2.Con il secondo motivo di impugnazione la ricorrente deduce “violazione e falsa applicazione del D.P.R. n. 602 del 1973, art. 38, in relazione all’art. 360 c.p.c., comma 1, n. 3”, in quanto il versamento del saldo Irpeg per l’anno di imposta 2002 è stato effettuato il 20-6-2003, mentre i versamenti degli acconti sono stati effettuato il 20-6-2002 ed il 21-12-2002, sicchè l’istanza di rimborso doveva essere presentata entro il 20-6-2007. La contribuente ha presentato l’istanza di rimborso solo il 22-4-2008.

2.1.Tale motivo è fondato.

Invero, è pacifico che la domanda di rimborso, riferita al periodo di imposta 2002 (modello unico 2003), è stata presentata solo il 22-4-2008, quindi quando erano decorsi i quattro anni di cui al D.P.R. n. 602 del 1973, art. 38, con il dies a quo determinato dalla data dei versamenti.

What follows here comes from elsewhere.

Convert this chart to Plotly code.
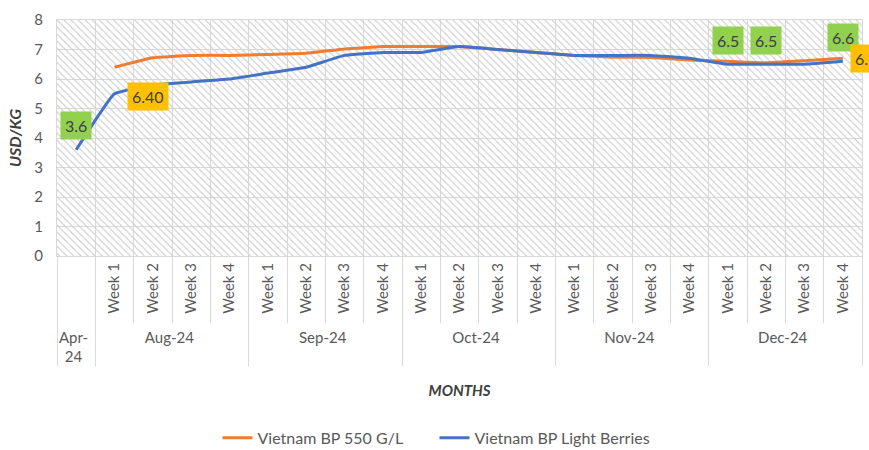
import plotly.graph_objects as go

months = ["Apr-<br>24"] + ["Aug-24"] * 4 + ["Sep-24"] * 4 + ["Oct-24"] * 4 + ["Nov-24"] * 4 + ["Dec-24"] * 4
weeks = [" "] + ["Week 1", "Week 2", "Week 3", "Week 4"] * 5

bp550 = [None, 6.40, 6.72, 6.80, 6.80, 6.83, 6.87, 7.02, 7.10, 7.10, 7.10, 7.00, 6.90,
         6.80, 6.74, 6.73, 6.64, 6.60, 6.55, 6.62, 6.70]
light = [3.6, 5.5, 5.8, 5.9, 6.0, 6.2, 6.4, 6.8, 6.9, 6.9, 7.1, 7.0, 6.9,
         6.8, 6.8, 6.8, 6.7, 6.5, 6.5, 6.5, 6.6]
background = [8] * len(months)

FONT = "Lato"
GREY = "#595959"

fig = go.Figure()

fig.add_trace(go.Bar(
    x=[months, weeks], y=background, width=1, showlegend=False, hoverinfo="skip",
    marker=dict(color="rgba(0,0,0,0)", line=dict(width=0),
                pattern=dict(shape="\\", fgcolor="#cfcfcf", bgcolor="rgba(0,0,0,0)",
                             size=5, solidity=0.22, fillmode="replace")),
))

fig.add_trace(go.Scatter(
    x=[months, weeks], y=bp550, mode="lines", name="Vietnam BP 550 G/L",
    line=dict(color="#ED7D31", width=3, shape="spline", smoothing=0.3),
))
fig.add_trace(go.Scatter(
    x=[months, weeks], y=light, mode="lines", name="Vietnam BP Light Berries",
    line=dict(color="#4472C4", width=3, shape="spline", smoothing=0.3),
))

# data labels
labels = [
    (0, light[0], "3.6", "#92D050", 0, 24),
    (17, light[17], "6.5", "#92D050", 0, 24),
    (18, light[18], "6.5", "#92D050", 0, 24),
    (20, light[20], "6.6", "#92D050", 0, 24),
    (1, bp550[1], "6.40", "#FFC000", 33, -29),
    (20, bp550[20], "6.70", "#FFC000", 28, 0),
]
for idx, yv, txt, bg, xs, ys in labels:
    fig.add_annotation(x=idx, y=yv, xref="x", yref="y", text=txt, showarrow=False,
                       bgcolor=bg, borderpad=4, xshift=xs, yshift=ys,
                       font=dict(family=FONT, size=16, color="#404040"))

fig.update_layout(
    width=869, height=450,
    margin=dict(l=57, r=7, t=20, b=194, autoexpand=False),
    plot_bgcolor="white", paper_bgcolor="white",
    bargap=0, barmode="overlay",
    font=dict(family=FONT, size=15, color=GREY),
    legend=dict(orientation="h", xref="container", x=0.5, xanchor="center",
                yref="container", y=0.027, yanchor="middle", entrywidth=172,
                font=dict(family=FONT, size=16, color=GREY)),
    showlegend=True,
)
fig.update_xaxes(
    type="multicategory", range=[-0.5, len(months) - 0.5], autorange=False,
    tickson="boundaries", ticks="outside", ticklen=66,
    tickcolor="#d9d9d9", tickangle=-90, showgrid=True, gridcolor="#d9d9d9",
    showline=True, linecolor="#d9d9d9", mirror=True, showdividers=True,
    dividercolor="#d9d9d9", tickfont=dict(family=FONT, size=15, color=GREY),
    automargin=False,
    title=dict(text="<b><i>MONTHS</i></b>", font=dict(family=FONT, size=15, color="#404040"),
               standoff=21),
)
fig.update_yaxes(
    range=[0, 8], autorange=False, dtick=1, showgrid=True, gridcolor="#d9d9d9", zeroline=False,
    showline=True, linecolor="#d9d9d9", mirror=True, automargin=False,
    tickfont=dict(family=FONT, size=15, color=GREY), ticks="", ticklabelstandoff=10,
    title=dict(text="<b><i>USD/KG</i></b>", font=dict(family=FONT, size=16, color="#404040"),
               standoff=8),
)

fig.write_html(
    "out.html",
    config={"displayModeBar": False},
    post_script="document.body.style.margin='0';document.body.style.overflow='hidden';",
)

Il versamento a saldo è stato eseguito il 20-6-2003, mentre gli acconti sono stati versati il 20-6-2002 ed il 21-12-2002, mentre l’istanza di rimborso è del 22-4-2008.

3.La sentenza impugnata deve, quindi, essere cassata in relazione ai motivi accolti ma, non essendo necessari ulteriori accertamenti di fatto, la controversia può essere decisa nel merito, ai sensi dell’art. 384 c.p.c., con il rigetto del ricorso originario della contribuente.

4.Le spese dei gradi di merito vanno compensate tra le parti per la particolare natura della controversia.

Le spese del giudizio di legittimità vanno poste a carico della società, per il principio della soccombenza, e si liquidano come da dispositivo.

P.Q.M.

Accoglie il ricorso; cassa la sentenza impugnata e, decidendo nel merito, rigetta il ricorso originario della contribuente.

Compensa tra le parti le spese dei giudizi dei gradi di merito.

Condanna la società a rimborsare all’Agenzia delle entrate le spese del giudizio di legittimità che si liquidano in complessivi Euro 7.500,00, oltre spese prenotate a debito.

Così deciso in Roma, nella Camera di Consiglio, il 10 luglio 2019.